Creepy coaches haunt street in Halloween hearse parade
Car enthusiasts with gothic tastes gather for a macabre motorcade at the O.C. Fairgrounds.

The Orange County Register

Hearse driver Liz Ard of Echo Park hams it up as she participates in the procession.
Photo: Jebb Harris / The Register


"I put the fun back in funeral" T-shirt: $15.

Authentic body bag to hang in the back seat: $22.

Driving a vintage hearse - used to transport hundreds of bodies to their final resting spots - for weekend trips to the supermarket: fearless.

Or downright creepy, depending on your point of view.

About two dozen car enthusiasts with a taste for the dark side gathered at the Orange County Fairgrounds on Sunday for the Halloween Hearse, Bug and Monsters Classic Car Show featuring antique and vintage hearses.

"Everybody who owns a hearse is a little off-center - if not way off - but we're mostly a friendly bunch of people who like old cars and grew up on monster movies," said Bill Smith, 42, a plumber who grew up in Fullerton.

"We definitely get a lot of looks," his wife, Vicki, said, standing next to their raspberry-colored 1965 Bonneville Superior hearse. "Gas mileage isn't much, but it does carry a lot of groceries."

Radio personality Dr. Demento waves as he leads a parade of hearses in Costa Mesa on Sunday, part of a car show featuring vintage hearses.
Photo: Jebb Harris / The Register

Seventeen coaches hit the streets of Costa Mesa to celebrate Halloween with a macabre motorcade led by radio personality Dr. Demento.

As the parade got under way, the hearses fired up their engines to line up single-file. The Smiths' Bonneville shined with a fresh paint job. Its engine purred.

Other coaches clicked and shrieked to a plaintive start.

Lights flickered from gothic lamps attached to Michael Bloom's faded black 1975 Cadillac Miller Meteor, its vinyl top cracked from age, a child's bike carriage with a skeleton inside attached to the back.

A woman with bright green hair, who calls herself Liz Ard, drives a hearse with - what else - green lizards painted on and the license plate: KDVR WGN.

Ard said she picked up her 1969 Cadillac through the used-car ads in The Recycler. When she got married seven years ago, her husband bought her a casket to give her hearse some cargo.

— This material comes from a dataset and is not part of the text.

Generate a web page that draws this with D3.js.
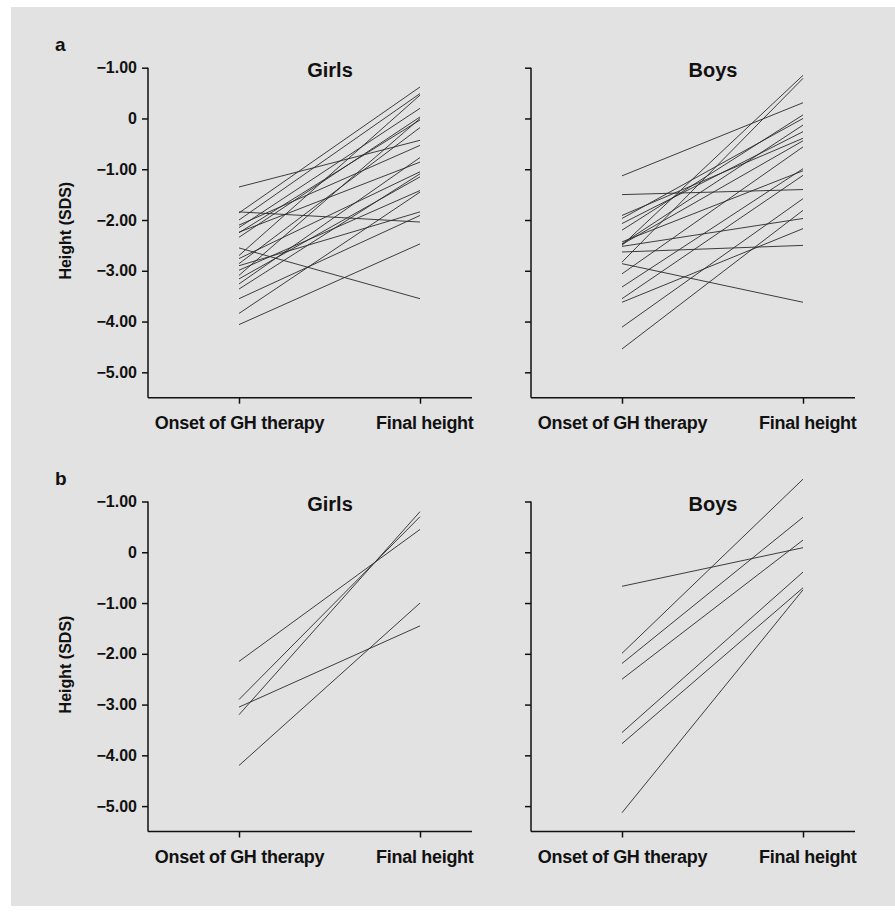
<!DOCTYPE html>
<html>
<head>
<meta charset="utf-8">
<script src="https://cdn.jsdelivr.net/npm/d3@7"></script>
<style>
	body { margin: 0; background: #fff; }
	svg { display: block; font-family: "Liberation Sans", Arial, sans-serif; }
</style>
</head>
<body>
<div id="chart"></div>
<script>
// categories and tick labels
const xCategories = ["Onset of GH therapy", "Final height"];
const yTicks = [1, 0, -1, -2, -3, -4, -5];
const yTickLabels = ["\u22121.00", "0", "\u22121.00", "\u22122.00", "\u22123.00", "\u22124.00", "\u22125.00"];

// panel a, girls (height SDS at onset / final)
const girlsAOnset = [-1.35, -1.84, -2.55, -4.06, -3.84, -3.55, -1.86, -2.0, -2.1, -2.15, -2.24,
	-2.34, -2.7, -2.76, -2.86, -2.99, -3.09, -3.16, -3.26, -3.36, -2.25, -2.9];
const girlsAFinal = [-0.43, -2.04, -3.55, -2.47, -1.45, -1.91, 0.62, 0.49, -0.53, 0.2, -0.86,
	0.03, 0.46, -1.05, -0.18, -1.42, 0, -1.15, -0.77, -1.09, -0.03, -1.84];

// panel a, boys
const boysAOnset = [-1.13, -1.5, -2.63, -2.86, -4.54, -4.11, -3.62, -3.55, -3.32, -3.06, -2.83,
	-2.5, -2.47, -2.43, -2.2, -2.07, -1.97, -1.91, -2.48, -2.52];
const boysAFinal = [0.31, -1.4, -2.5, -3.62, -1.81, -1.58, -2.17, -1.12, -0.99, -0.56, 0.79,
	0.85, -0.13, -1.03, 0.07, -0.26, 0, -0.39, -0.44, -1.97];

// panel b, girls
const girlsBOnset = [-2.15, -2.9, -3.2, -3.05, -4.2];
const girlsBFinal = [0.45, 0.7, 0.8, -1.45, -1.0];

// panel b, boys
const boysBOnset = [-0.67, -1.99, -2.19, -2.5, -3.55, -3.77, -5.13];
const boysBFinal = [0.09, 1.44, 0.69, 0.24, -0.39, -0.7, -0.74];

const width = 895, height = 921;
const plotH = 330, axisLen = 324;

const svg = d3.select("#chart")
	.append("svg")
		.attr("width", width)
		.attr("height", height);

// gray backdrop
svg.append("rect")
	.attr("x", 11)
	.attr("y", 7)
	.attr("width", width - 11)
	.attr("height", 899)
	.attr("fill", "#e2e2e2");

const x = d3.scalePoint()
	.domain(xCategories)
	.range([91, 272]);

const y = d3.scaleLinear()
	.domain([-5.5, 1])
	.range([plotH, 0]);

function drawPanel(left, top, title, onset, final, showLabels) {
	const g = svg.append("g")
		.attr("transform", `translate(${left},${top})`);

	// y axis
	const yAxis = g.append("g")
		.call(d3.axisLeft(y)
			.tickValues(yTicks)
			.tickFormat((d, i) => showLabels ? yTickLabels[i] : "")
			.tickSize(6)
			.tickSizeOuter(0)
			.tickPadding(5));
	yAxis.selectAll("path, line").attr("stroke", "#111").attr("stroke-width", 1.5);
	yAxis.selectAll("text")
		.attr("fill", "#111")
		.attr("font-size", 16)
		.attr("font-weight", "bold");
	yAxis.select(".domain").remove();
	g.append("line")
		.attr("x1", 0).attr("x2", 0)
		.attr("y1", y(1)).attr("y2", plotH)
		.attr("stroke", "#111")
		.attr("stroke-width", 1.5);

	// x axis
	const xAxis = g.append("g")
		.attr("transform", `translate(0,${plotH})`)
		.call(d3.axisBottom(x).tickSize(6).tickPadding(13));
	xAxis.select(".domain").remove();
	xAxis.selectAll("line").attr("stroke", "#111").attr("stroke-width", 1.5);
	xAxis.selectAll("text")
		.attr("fill", "#111")
		.attr("font-size", 18)
		.attr("font-weight", "bold")
		.attr("letter-spacing", -0.3);
	// final height label sits flush with the axis end
	xAxis.selectAll("text")
		.filter(d => d === "Final height")
		.attr("text-anchor", "end")
		.attr("x", axisLen + 1 - x("Final height"));
	g.append("line")
		.attr("x1", 0).attr("x2", axisLen)
		.attr("y1", plotH).attr("y2", plotH)
		.attr("stroke", "#111")
		.attr("stroke-width", 1.5);

	// title
	g.append("text")
		.attr("x", 182)
		.attr("y", 9)
		.attr("text-anchor", "middle")
		.attr("font-size", 20)
		.attr("font-weight", "bold")
		.attr("fill", "#111")
		.text(title);

	// one line per patient
	const pairs = onset.map((v, i) => [v, final[i]]);
	g.append("g")
		.selectAll("path")
		.data(pairs)
		.join("path")
			.attr("fill", "none")
			.attr("stroke", "#2a2a2a")
			.attr("stroke-width", 0.9)
			.attr("d", d => d3.line()
				.x((v, i) => x(xCategories[i]))
				.y(v => y(v))(d));

	if (showLabels) {
		g.append("text")
			.attr("transform", `translate(-83,${plotH / 2 - 2}) rotate(-90)`)
			.attr("text-anchor", "middle")
			.attr("dy", "0.35em")
			.attr("font-size", 16)
			.attr("font-weight", "bold")
			.attr("fill", "#111")
			.text("Height (SDS)");
	}
}

const rows = [{top: 67.7, tag: "a"}, {top: 501.5, tag: "b"}];

drawPanel(148, rows[0].top, "Girls", girlsAOnset, girlsAFinal, true);
drawPanel(531, rows[0].top, "Boys", boysAOnset, boysAFinal, false);
drawPanel(148, rows[1].top, "Girls", girlsBOnset, girlsBFinal, true);
drawPanel(531, rows[1].top, "Boys", boysBOnset, boysBFinal, false);

// panel letters
svg.selectAll(".tag")
	.data(rows)
	.join("text")
		.attr("class", "tag")
		.attr("x", 55)
		.attr("y", d => d.top - 17)
		.attr("font-size", 19)
		.attr("font-weight", "bold")
		.attr("fill", "#111")
		.text(d => d.tag);
</script>
</body>
</html>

Most of the parade participants came from the Southern California Phantom Hearse Society car club, which boasts more than 200 members.

Some of the owners are car lovers who spout statistics about engine size and horsepower. Others know very little about their hearses but drive them because they are the natural extension of their gothic lifestyles.

"This is my outlet. It's playacting," said Bloom, 42, of Westminster, an artist and a proud member of The League of Vampire Bards.

"This is something that's acceptable to everyone around Halloween. It's just other times of the year when they see me in the Albertson's parking lot that people think I'm strange.

"We're not violent, just fascinated by death," Bloom said. "There is power in being able to embrace what others fear."

The Smiths said they don't lead a gothic lifestyle. While many of the drivers wore black suits and pewter jewelry with gargoyles, the Smiths wore jeans and T-shirts.

Bill Smith said he's always loved classic cars. He also grew up going to Knott's Berry Farm's "Halloween Haunt" and watching 1960s monster shows, such as "The Munsters."

So buying and maintaining a hearse seemed a natural combination of his passions.

He started with a 1955 Pontiac. He traded that in for his '65 Bonneville. Someday, he'd like to have a '59 Cadillac - widely considered the ultimate hearse because of its style and smooth ride.

But for now, he's just looking to enjoy Halloween - his favorite time of year.

"October is a busy time to be a hearse owner," Smith said. "For some reason, there's not much demand for our time around, say, Mother's Day."